Pile of files to Lakehouse —A 10000 feet overview

Yunus Durmuş
Google Cloud - Community
4 min readJul 19, 2023

Data analytics space is pretty generous about inventing new terms like Data Lake, Data warehouse and Database. Then, when eventually these technologies start to merge, we do more clever naming; we concatenate them: Lakehouse.

The more we organize the files, the more they become queryable. BigData engines combine these file dumps and databases

The above picture, hopefully, summarizes the whole evolution. Let me explain them by words as well.

File formats

We start with lots of files with different formats. Unstructured ones are hard to work with. We mostly do simple search on them. Not good for doing proper analytics. Saying that you all heard about Large Language Models am I right? New tech like Google Cloud Enterprise Search makes it easier to search. Maybe after Lakehouse, we will talk about LanguageLakes😜.

The more we add structure to files, it gets easier to query them. Column based formats are ideal for analytics and storage. They keep a column’s data together in chunks so compression works better and it is easier to read whole column data for aggregation.

Data Lake

Let’s dump the above files as it is since we don’t know what to do and storage is cheap.

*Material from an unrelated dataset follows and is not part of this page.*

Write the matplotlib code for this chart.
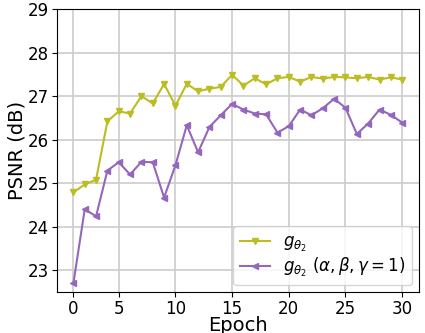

With custom applications and big data engines like Spark, we can work on them.

But wait, there are too many of these files and I don’t know what is in them, what is their schema. It would be cool if I would be able to get some metadata and enforce some standards.

Table Formats

Table formats organize the files and provides some metadata. For instance, basic Hive partitioning format organizes files in directories where directory names are partition key=value pairs like gs://myBucket/myTable/dt=2019-10-31/lang=en/partitionKey

Advanced table formats like Iceberg, Delta, and BigQuery provide snapshots, time travel, schema evolution and many more.

Data Lakehouse

With proper table formats, we can now easily query those files with SQL. Since BigData engines are really capable, they can query not just these lakes but also SQL/NoSQL databases like MySQL, PostgreSQL, BigTable, Spanner etc.

With a Data Lakehouse, life is way easier for a data analyst or data scientist. They can query data residing in anywhere with a single tool.

Single Interface/Secure Lakehouse with BigLake API

Lakehouse enables us to query piles of data with SQLs and hence the integration with many other systems got easier. Meanwhile, the security team is in panic, they want to control who accesses to what. They want to enforce fine grained access control, dataset/table/row/column based.

BigLake API acts as an authentication and authorization layer in front of all these table formats. By using google cloud native IAM, you are able to control access to all the data.

BigLake has many other features, like metadata storage with file level tracking (in contrast to Hive Metastore which tracks folder level and hence, engines have to run slow ‘ls’ queries on object storages like GCS), single SQL syntax, partial data read support for Parquet file formats.

BigLake APIs act as a single point of entry to all file/table formats. It handles security from a single pane.

BigData engines

There are many options to process these files. The overall trend is distributed computation where we are able to increase the capacity by not just vertical but also horizontal scaling.

Google Cloud Dataproc supports many of these engines such as Spark, Trino, and Hive. You may even run Apache Spark as serverless. You simply submit a job without configuring the infrastructure at all.

BigQuery, as you see in the picture, is not just an engine. It has its own file and table formats. When you use all the native features of BigQuery, you end up in a serverless architecture.

Data Warehouse

I have not shown in the picture, but there is also data warehouse. What is the difference between a warehouse and lakehouse? Warehouses have their own file/table formats and mostly storage and computation are side by side in the same machine. Thus, they respond faster and maintain schema strictly.

On the other hand, BigQuery is a data warehouse by definition when it is used with its native storage. It becomes a lakehouse when querying data in other data storages like GCS/S3/Azure Blob/CloudSQL etc. Based on your performance requirements and features needed, you may gradually move data from lake level to warehouse level.

Summary

We have lots of data and we don’t want to get rid of them in case we need them. However, we are lost among all these data. We don’t know where they are, what is inside them, what is their schema etc. The solution is to bring some order, by using structured file & tables formats and introducing metastores. When we combine these with BigLake API, we also have a single interaction point with fine grained access control.

Now the data scientists and analysts can combine the data of whole company in a single dashboard/model.

--

--